Images are not part of the copy; write out the rest of the data exactly as given.
▬▬▬
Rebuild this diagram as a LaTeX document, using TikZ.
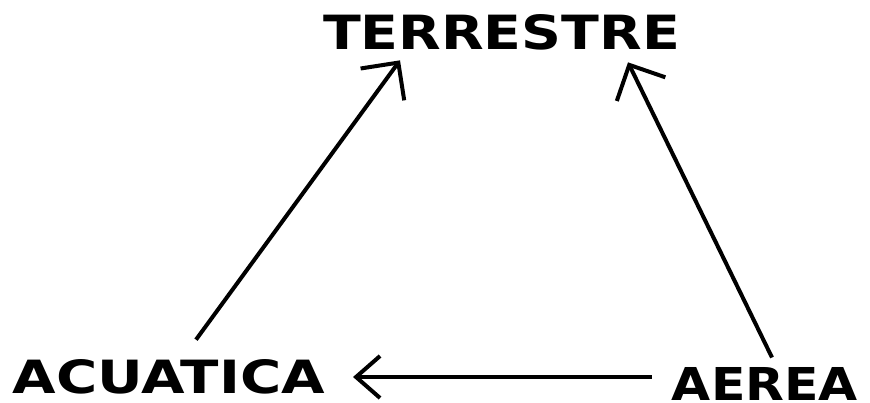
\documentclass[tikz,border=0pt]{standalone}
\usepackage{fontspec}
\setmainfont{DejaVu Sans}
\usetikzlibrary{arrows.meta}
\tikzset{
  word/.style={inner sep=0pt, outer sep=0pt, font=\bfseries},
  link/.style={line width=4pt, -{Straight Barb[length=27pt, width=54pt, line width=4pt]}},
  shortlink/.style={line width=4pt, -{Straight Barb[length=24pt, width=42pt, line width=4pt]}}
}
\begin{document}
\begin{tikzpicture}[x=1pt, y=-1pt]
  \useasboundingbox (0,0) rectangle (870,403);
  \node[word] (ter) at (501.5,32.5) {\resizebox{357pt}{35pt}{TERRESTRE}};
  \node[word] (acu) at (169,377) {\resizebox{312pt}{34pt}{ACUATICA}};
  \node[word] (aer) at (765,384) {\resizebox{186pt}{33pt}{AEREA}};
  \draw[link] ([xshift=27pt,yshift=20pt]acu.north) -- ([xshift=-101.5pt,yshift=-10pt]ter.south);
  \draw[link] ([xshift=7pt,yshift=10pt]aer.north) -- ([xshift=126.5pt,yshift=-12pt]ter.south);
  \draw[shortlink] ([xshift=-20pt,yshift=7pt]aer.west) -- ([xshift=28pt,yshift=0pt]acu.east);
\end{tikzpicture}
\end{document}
▬▬▬
» **Solution**
Rebuild this diagram as a LaTeX document, using TikZ.
\documentclass[tikz,border=0pt]{standalone}
\usepackage{fontspec}
\setmainfont{DejaVu Sans}
\usetikzlibrary{arrows.meta}
\tikzset{
  word/.style={inner sep=0pt, outer sep=0pt, font=\bfseries},
  link/.style={line width=4pt, -{Straight Barb[length=27pt, width=54pt, line width=4pt]}},
  shortlink/.style={line width=4pt, -{Straight Barb[length=24pt, width=42pt, line width=4pt]}}
}
\begin{document}
\begin{tikzpicture}[x=1pt, y=-1pt]
  \useasboundingbox (0,0) rectangle (870,403);
  \node[word] (ter) at (501.5,32.5) {\resizebox{357pt}{35pt}{TERRESTRE}};
  \node[word] (acu) at (169,377) {\resizebox{312pt}{34pt}{ACUATICA}};
  \node[word] (aer) at (765,384) {\resizebox{186pt}{33pt}{AEREA}};
  \draw[link] ([xshift=27pt,yshift=20pt]acu.north) -- ([xshift=-101.5pt,yshift=-10pt]ter.south);
  \draw[link] ([xshift=7pt,yshift=10pt]aer.north) -- ([xshift=126.5pt,yshift=-12pt]ter.south);
  \draw[shortlink] ([xshift=-20pt,yshift=7pt]aer.west) -- ([xshift=28pt,yshift=0pt]acu.east);
\end{tikzpicture}
\end{document}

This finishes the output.